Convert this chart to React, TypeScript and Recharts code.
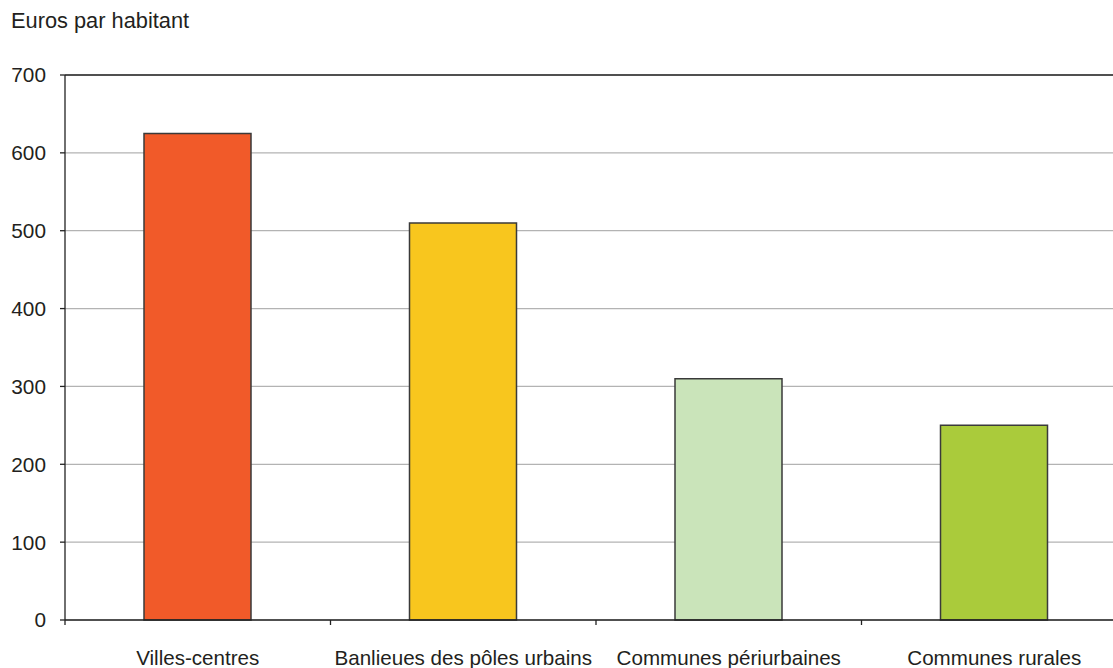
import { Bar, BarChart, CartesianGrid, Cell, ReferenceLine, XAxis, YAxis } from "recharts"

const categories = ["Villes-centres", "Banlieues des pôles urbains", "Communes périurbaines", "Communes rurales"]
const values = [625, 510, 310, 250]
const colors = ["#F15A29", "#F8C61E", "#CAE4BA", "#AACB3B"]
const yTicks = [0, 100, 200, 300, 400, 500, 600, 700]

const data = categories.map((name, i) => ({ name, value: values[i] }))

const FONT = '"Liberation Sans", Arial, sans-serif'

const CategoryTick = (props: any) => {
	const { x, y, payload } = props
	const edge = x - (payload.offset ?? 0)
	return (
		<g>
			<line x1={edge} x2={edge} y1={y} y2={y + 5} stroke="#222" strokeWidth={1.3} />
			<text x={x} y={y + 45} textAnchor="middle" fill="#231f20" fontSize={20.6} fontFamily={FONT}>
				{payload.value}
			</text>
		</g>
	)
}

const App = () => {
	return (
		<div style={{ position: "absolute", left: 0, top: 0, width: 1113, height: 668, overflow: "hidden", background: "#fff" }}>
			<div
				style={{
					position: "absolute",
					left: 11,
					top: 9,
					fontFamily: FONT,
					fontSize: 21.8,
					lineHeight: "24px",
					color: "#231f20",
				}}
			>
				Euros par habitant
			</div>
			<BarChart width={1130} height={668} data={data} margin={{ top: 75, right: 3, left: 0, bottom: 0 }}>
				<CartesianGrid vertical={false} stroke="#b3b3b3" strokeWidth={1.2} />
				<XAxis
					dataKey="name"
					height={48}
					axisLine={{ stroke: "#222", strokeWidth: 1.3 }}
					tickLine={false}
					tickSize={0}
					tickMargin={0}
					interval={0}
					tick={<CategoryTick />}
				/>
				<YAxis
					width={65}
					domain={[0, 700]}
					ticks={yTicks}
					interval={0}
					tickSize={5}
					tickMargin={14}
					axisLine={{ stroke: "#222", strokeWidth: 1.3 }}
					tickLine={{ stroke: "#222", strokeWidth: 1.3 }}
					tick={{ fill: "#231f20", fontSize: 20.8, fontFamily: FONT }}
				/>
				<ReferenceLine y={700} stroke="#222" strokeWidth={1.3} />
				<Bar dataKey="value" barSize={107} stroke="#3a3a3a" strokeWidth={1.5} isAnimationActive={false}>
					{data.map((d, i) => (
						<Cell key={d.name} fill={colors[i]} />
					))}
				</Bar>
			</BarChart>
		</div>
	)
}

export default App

----

■ **BRIEF**: Write out nothing but the lines from the start of the data through the line with "const yTicks = [0, 100, 200, 300, 400, 500, 600, 700]". Leave out the pictures.

■ **SOLUTION FOR THIS TASK**:
Convert this chart to React, TypeScript and Recharts code.
import { Bar, BarChart, CartesianGrid, Cell, ReferenceLine, XAxis, YAxis } from "recharts"

const categories = ["Villes-centres", "Banlieues des pôles urbains", "Communes périurbaines", "Communes rurales"]
const values = [625, 510, 310, 250]
const colors = ["#F15A29", "#F8C61E", "#CAE4BA", "#AACB3B"]
const yTicks = [0, 100, 200, 300, 400, 500, 600, 700]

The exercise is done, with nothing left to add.